Andi Zeisler, founding editor of Bitch Media, provides a history of feminism in mainstream pop culture and whether or not it benefits the feminist movement. She writes: “This increasingly looks not like a world that has finally emerged into fully realized feminism, but like a world in which we are letting a glossy, feel-good feminism pull focus away from deeply entrenched forms of inequality.” In the past few years, legislators in various states have decreased women’s health care and threatened women’s right to make choices about their own bodies, sexuality and chose whether or not to give birth. Women do not have pay equity. Must I even mention this country’s prevalent rape culture? I list feminist on my social media bios and my dating profiles. So there are questions such as: “what type of feminist are you?” and “do you shave your legs/armpits etc?” and comments such as “no wonder you can’t get/keep a man.” I could go on but won’t. Zeisler delves into advertising, film, television, music. Meticulously researched, analyzed and thoughtfully presented, this is a must-read.

On film: “If there’s any silver lining here, it’s that more people than ever are talking about Hollywood’s woman problem as pattern behavior, rather than movie-by-movie shortcomings.”

On “this is what a feminist looks like” t-shirts: “The appeal of the slogan was easy to interpret: after all, too many people find the biggest roadblock to embracing feminism is in its unflattering optic legacy. Hags, dykes, ugly, unshaven, angry, finger-pointing, furious women—such adjectives and images have been encoded as the truth of what ‘feminism’ represented for so long that it’s begun, sadly to feel natural.

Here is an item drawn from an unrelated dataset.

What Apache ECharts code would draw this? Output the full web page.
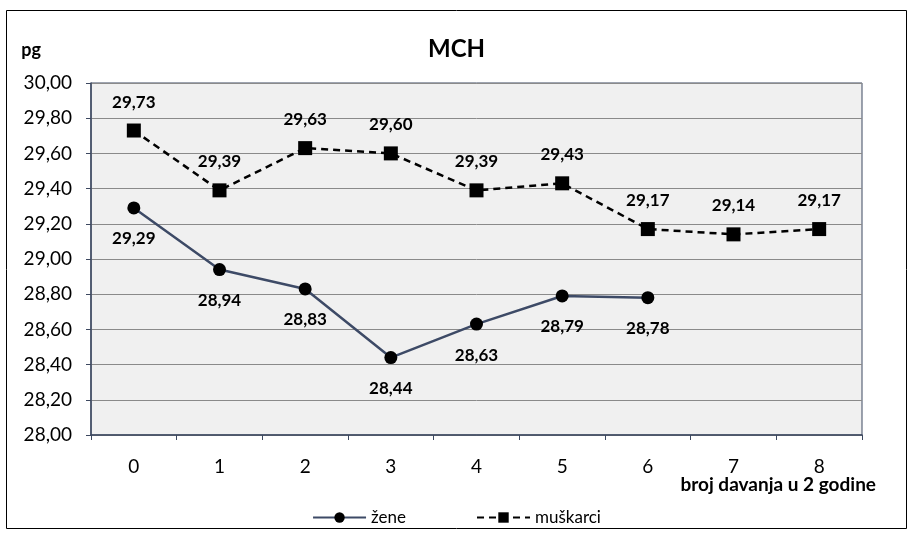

On celebrity feminism: “The fascination with Beyonce’s feminism, the urge to either claim her in sisterhood or discount her eligibility for it, speaks to the way that a focus on individuals and their choices quickly obscures the larger role that systems of sexism, racism, and capitalism play in defining and constraining those choices.”

–review by Amy Steele

FTC Disclosure: I received this book for review from Public Affairs.